Sick of having to decide between colour and redscale pictures? You’re worries are over! You can double expose redscale and colour shots thanks to the Beeblebrox! Just follow this step-by-step guide to creating your own Beeblebrox Pinhole Camera and you won’t be sorry.
To create your very own Beeblebrox you will need:
1. An cookie box
2. Film boxes
4. A craft knife
5. A drinks can
6. A black marker pen
8. Black electrical tape
9. A new roll of film
10. An empty roll of film with a little bit of film still sticking out
11. A pin
12. Stick tape
First, cut the cookie box open and lay it flat, then cut it in half. Don’t throw the other half away as you will need the cardboard later in the project. Use your film to measure the the right height on the cardboard and draw rectangles. Cut them out with the craft knife. The windows only need to be this size so it’s easy to work inside the camera and seal gaps.
Next, we need to make the film guide and mask for the middle of the camera. Use the other half of the cookie box for this and measure the right size with your roll of film. I chose to include the sprocket holes and make it slightly wider than a conventional camera but you can mask it how you like. I also chose a star shape for the redscale side but any shape would work just as well.
Next, you need to colour the inside black. This cuts down on reflections and helps keep the camera light tight.
Now, we need to bring the 2 parts together. Stick the film guide to the middle of the body with the electrical tape. Then make the body a cube again and seal it with the the tape. It’s a good idea to seal the gap at the top and bottom of the film guide completely so light doesn’t leak in when your using the opposite side.
Now, seal the the ends of the camera. Use more bits of the cookie box for this and cut them to the same size and shape as the open ends of the camera. Use film to measure the right heights and cut a slit so the film will fit through. Colour the insides black again to cut down on reflections. Then tape them into place, sealing all the gaps with the black tape. You can also use the tape to soften the edges of the slits so the film doesn’t get scratched when it’s being wound on.
The pin hole is next. Cut the drinks can open and lay it flat then cut sections large enough to cover the gaps in the sides of the body. Use the pin to slowly drill a hole in the center of these pieces. Don’t push to hard or it will go straight through, instead you should twist it back and forth to make the hole slowly. Then, colour it black to cut down on reflections and tape it into place.
Next is the shutter. Cut rectangle frames and tape them to the sides of the camera, make sure you leave the top untaped so the shutter can slide in. Then cut the film boxes to size, colour them black, and slide them in.
Finally, you need to load the film. Feed the new film in through the slit in one side and pull it out the other side. Remember that the matte side of the film is for colour and the glossy side is for redscale. Then, attach the empty film canister with sticky tape and wind the film into it so both are tight against the camera body.

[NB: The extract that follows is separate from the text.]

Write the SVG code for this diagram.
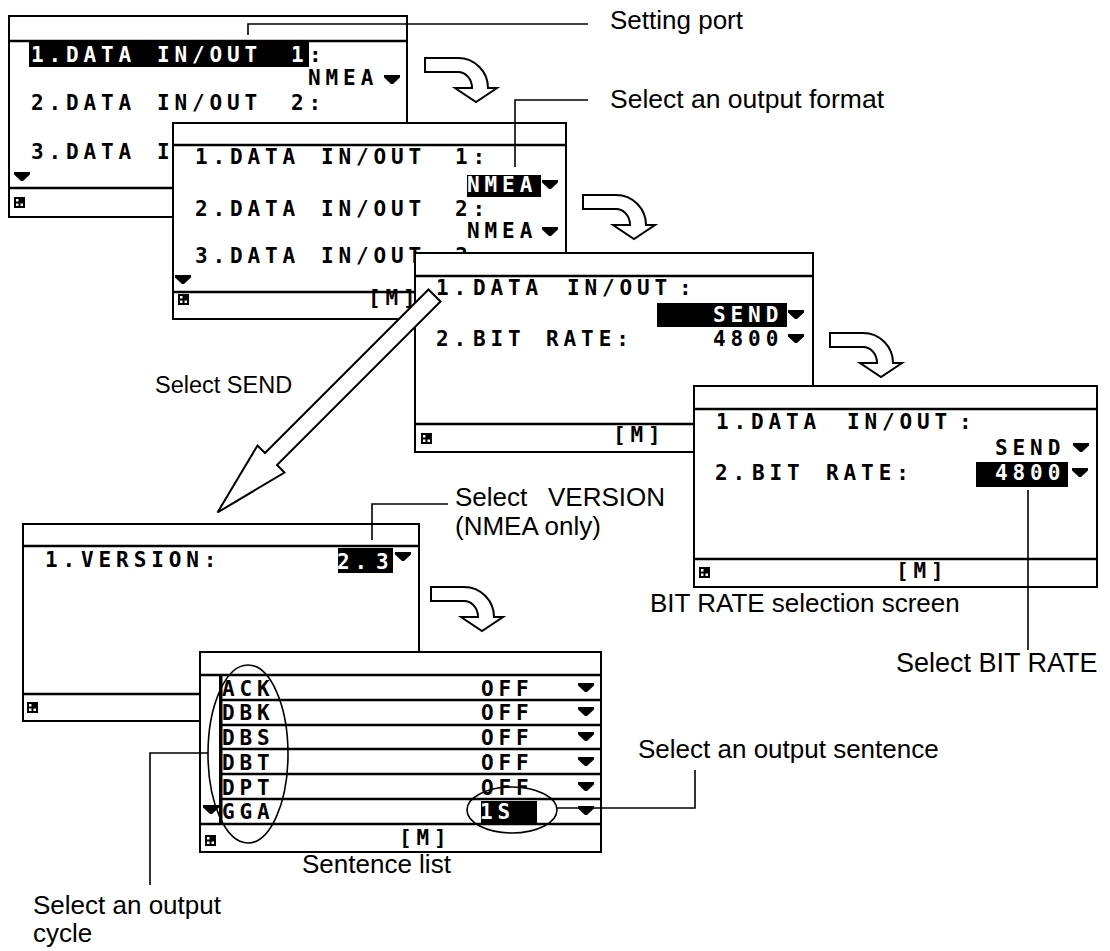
<svg xmlns="http://www.w3.org/2000/svg" xmlns:xlink="http://www.w3.org/1999/xlink" width="1110" height="951" viewBox="0 0 1110 951">
<style>
.box{fill:#fff;stroke:#000;stroke-width:2}
.ln{stroke:#000;stroke-width:2.5;fill:none}
.hl{fill:#000}
.lcd{font-family:"DejaVu Sans Mono","Liberation Mono",monospace;font-weight:bold;font-size:21px;letter-spacing:4.9px;fill:#000}
.w{fill:#fff}
.lbl{font-family:"Liberation Sans",Arial,sans-serif;font-size:26px;fill:#000}
.lead{stroke:#000;stroke-width:1.6;fill:none}
.arr{fill:#fff;stroke:#000;stroke-width:2;stroke-linejoin:miter}
.ell{fill:none;stroke:#000;stroke-width:1.6}
</style>
<defs>
<path id="carrow" d="M0,0 H33 A30,30 0 0 1 63,30 H72 L51,44 L30,30 H47 A14,16 0 0 0 33,14 H0 Z"/>
<polygon id="tri" points="0,0 16,0 16,2.5 9,9 7,9 0,2.5"/>
<g id="ico"><rect x="0" y="0" width="11" height="11" fill="#000"/><rect x="2" y="2" width="2.5" height="2.5" fill="#fff"/><rect x="2" y="6.5" width="2.5" height="2.5" fill="#fff"/><rect x="6.5" y="6.5" width="2.5" height="2.5" fill="#fff"/></g>
</defs>

<g id="screen1">
<rect class="box" x="9" y="16" width="398" height="201"/>
<line class="ln" x1="9" y1="41" x2="407" y2="41"/>
<line class="ln" x1="9" y1="188" x2="407" y2="188"/>
<rect class="hl" x="29" y="41" width="280" height="26"/>
<text class="lcd w" y="62" x="31 48.5 66 66 83.5 101 118.5 136 157 174.5 192 209.5 227 244.5 262 291">1. DATA IN/OUT 1</text>
<text class="lcd" x="309" y="62">:</text>
<text class="lcd" x="308" y="85">NMEA</text>
<use href="#tri" x="384" y="75"/>
<text class="lcd" y="110" x="31 48.5 66 66 83.5 101 118.5 136 157 174.5 192 209.5 227 244.5 262 291">2. DATA IN/OUT 2:</text>
<text class="lcd" y="159" x="31 48.5 66 66 83.5 101 118.5 136 157">3. DATA I</text>
<use href="#tri" x="14" y="172"/>
<use href="#ico" x="14" y="197"/>
</g>

<g id="screen2">
<rect class="box" x="173" y="123" width="393" height="196"/>
<line class="ln" x1="173" y1="145" x2="566" y2="145"/>
<line class="ln" x1="173" y1="292" x2="566" y2="292"/>
<text class="lcd" y="164" x="195 212.5 230 230 247.5 265 282.5 300 321 338.5 356 373.5 391 408.5 426 455">1. DATA IN/OUT 1:</text>
<rect class="hl" x="467" y="175" width="74" height="22"/>
<text class="lcd w" x="467" y="192">NMEA</text>
<use href="#tri" x="542" y="180"/>
<text class="lcd" y="216" x="195 212.5 230 230 247.5 265 282.5 300 321 338.5 356 373.5 391 408.5 426 455">2. DATA IN/OUT 2:</text>
<text class="lcd" x="467" y="238">NMEA</text>
<use href="#tri" x="542" y="227"/>
<text class="lcd" y="263" x="195 212.5 230 230 247.5 265 282.5 300 321 338.5 356 373.5 391 408.5 426 455">3. DATA IN/OUT 3:</text>
<use href="#tri" x="175" y="275"/>
<use href="#ico" x="178" y="294"/>
<text class="lcd" x="368" y="305">[M]</text>
</g>

<g id="screen3">
<rect class="box" x="415" y="253" width="398" height="199"/>
<line class="ln" x1="415" y1="276" x2="813" y2="276"/>
<line class="ln" x1="415" y1="424" x2="813" y2="424"/>
<text class="lcd" y="295" x="436 453.5 473 473 490.5 508 525.5 543 567 584.5 602 619.5 637 654.5 679">1. DATA IN/OUT:</text>
<rect class="hl" x="657" y="303" width="130" height="24"/>
<text class="lcd w" x="713" y="322">SEND</text>
<use href="#tri" x="788" y="310"/>
<text class="lcd" y="346" x="436 453.5 473 473 490.5 508 546 546">2. BIT RATE:</text>
<text class="lcd" x="713" y="346">4800</text>
<use href="#tri" x="788" y="334"/>
<use href="#ico" x="421" y="433"/>
<text class="lcd" x="613" y="442">[M]</text>
</g>

<g id="screen4">
<rect class="box" x="694" y="386" width="403" height="201"/>
<line class="ln" x1="694" y1="409" x2="1097" y2="409"/>
<line class="ln" x1="694" y1="559" x2="1097" y2="559"/>
<text class="lcd" y="429" x="716 733.5 751 751 768.5 786 803.5 821 847 864.5 882 899.5 917 934.5 959">1. DATA IN/OUT:</text>
<text class="lcd" x="995" y="455">SEND</text>
<use href="#tri" x="1073" y="443"/>
<text class="lcd" y="480" x="715 732.5 752 752 769.5 787 826 826">2. BIT RATE:</text>
<rect class="hl" x="976" y="462" width="92" height="25"/>
<text class="lcd w" x="995" y="480">4800</text>
<use href="#tri" x="1072" y="468"/>
<use href="#ico" x="699" y="567"/>
<text class="lcd" x="896" y="578">[M]</text>
</g>

<g id="screen5">
<rect class="box" x="23" y="524" width="396" height="197"/>
<line class="ln" x1="23" y1="546" x2="419" y2="546"/>
<line class="ln" x1="23" y1="694" x2="419" y2="694"/>
<text class="lcd" y="567" x="45 62.5 81 81">1. VERSION:</text>
<rect class="hl" x="338" y="548" width="55" height="25"/>
<text class="lcd w" y="569" x="337 354.5 376">2.3</text>
<use href="#tri" x="395" y="552"/>
<use href="#ico" x="27" y="702"/>
</g>

<g id="screen6">
<rect class="box" x="200" y="652" width="401" height="200"/>
<line class="ln" x1="200" y1="675" x2="601" y2="675"/>
<line class="ln" x1="221" y1="700" x2="601" y2="700"/>
<line class="ln" x1="221" y1="725" x2="601" y2="725"/>
<line class="ln" x1="221" y1="749" x2="601" y2="749"/>
<line class="ln" x1="221" y1="774" x2="601" y2="774"/>
<line class="ln" x1="221" y1="799" x2="601" y2="799"/>
<line class="ln" x1="200" y1="824" x2="601" y2="824"/>
<rect x="219" y="676" width="3.5" height="148" fill="#000"/>
<text class="lcd" x="222" y="696">ACK</text>
<text class="lcd" x="481" y="696">OFF</text>
<use href="#tri" x="578" y="683"/>
<text class="lcd" x="222" y="720">DBK</text>
<text class="lcd" x="481" y="720">OFF</text>
<use href="#tri" x="578" y="707"/>
<text class="lcd" x="222" y="745">DBS</text>
<text class="lcd" x="481" y="745">OFF</text>
<use href="#tri" x="578" y="732"/>
<text class="lcd" x="222" y="770">DBT</text>
<text class="lcd" x="481" y="770">OFF</text>
<use href="#tri" x="578" y="757"/>
<text class="lcd" x="222" y="795">DPT</text>
<text class="lcd" x="481" y="795">OFF</text>
<use href="#tri" x="578" y="782"/>
<use href="#tri" x="203" y="805"/>
<text class="lcd" x="222" y="819">GGA</text>
<rect class="hl" x="481" y="801" width="56" height="22"/>
<text class="lcd w" x="480" y="819">1S</text>
<use href="#tri" x="578" y="806"/>
<use href="#ico" x="205" y="835"/>
<text class="lcd" x="399" y="845">[M]</text>
</g>

<g id="flow-arrows">
<use href="#carrow" class="arr" x="425" y="58"/>
<use href="#carrow" class="arr" x="583" y="195"/>
<use href="#carrow" class="arr" x="830" y="333"/>
<use href="#carrow" class="arr" x="431" y="587"/>
</g>

<g id="connectors">
<polyline class="lead" points="248,35 248,24 588,24"/>
<polyline class="lead" points="515,167 515,100 588,100"/>
<polyline class="lead" points="372,540 372,504 448,504"/>
<line class="lead" x1="1028" y1="490" x2="1028" y2="650"/>
<polyline class="lead" points="208,753 150,753 150,885"/>
<polyline class="lead" points="557,808 695,808 695,770"/>
<ellipse class="ell" cx="248" cy="754" rx="40" ry="89"/>
<ellipse class="ell" cx="512" cy="810" rx="45" ry="23"/>
</g>

<g id="send-arrow">
<polygon class="arr" points="428.5,289.5 440.5,301.5 277,465 284.5,472.5 217.5,512.5 257.5,445.5 265,453"/>
</g>

<g id="labels">
<text class="lbl" x="610" y="29">Setting port</text>
<text class="lbl" x="610" y="108" style="font-size:26.5px">Select an output format</text>
<text class="lbl" style="font-size:23.5px" x="155" y="393">Select SEND</text>
<text class="lbl" y="506" x="455 472.3 486.8 492.6 507 520 527.3 548">Select VERSION</text>
<text class="lbl" x="455" y="535">(NMEA only)</text>
<text class="lbl" x="650" y="612">BIT RATE selection screen</text>
<text class="lbl" x="896" y="672" style="font-size:27px">Select BIT RATE</text>
<text class="lbl" x="638" y="758">Select an output sentence</text>
<text class="lbl" x="302" y="873">Sentence list</text>
<text class="lbl" x="33" y="914">Select an output</text>
<text class="lbl" x="33" y="942">cycle</text>
</g>
</svg>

Then use lots of black tape to attach them to the sides and make the rest of the camera light tight.
You’re done! I used my Dymo to label the original Beeblebrox so I wouldn’t forget which side was which and I use an old key to wind the film on. How much winding is needed depends on how large your frame is, so it might take some experimenting. To take a shot simply lift the shutter for a second or two and keep the camera still. How long each exposure needs to be obviously depends the lighting and what speed film you use. It’s all about the experiment!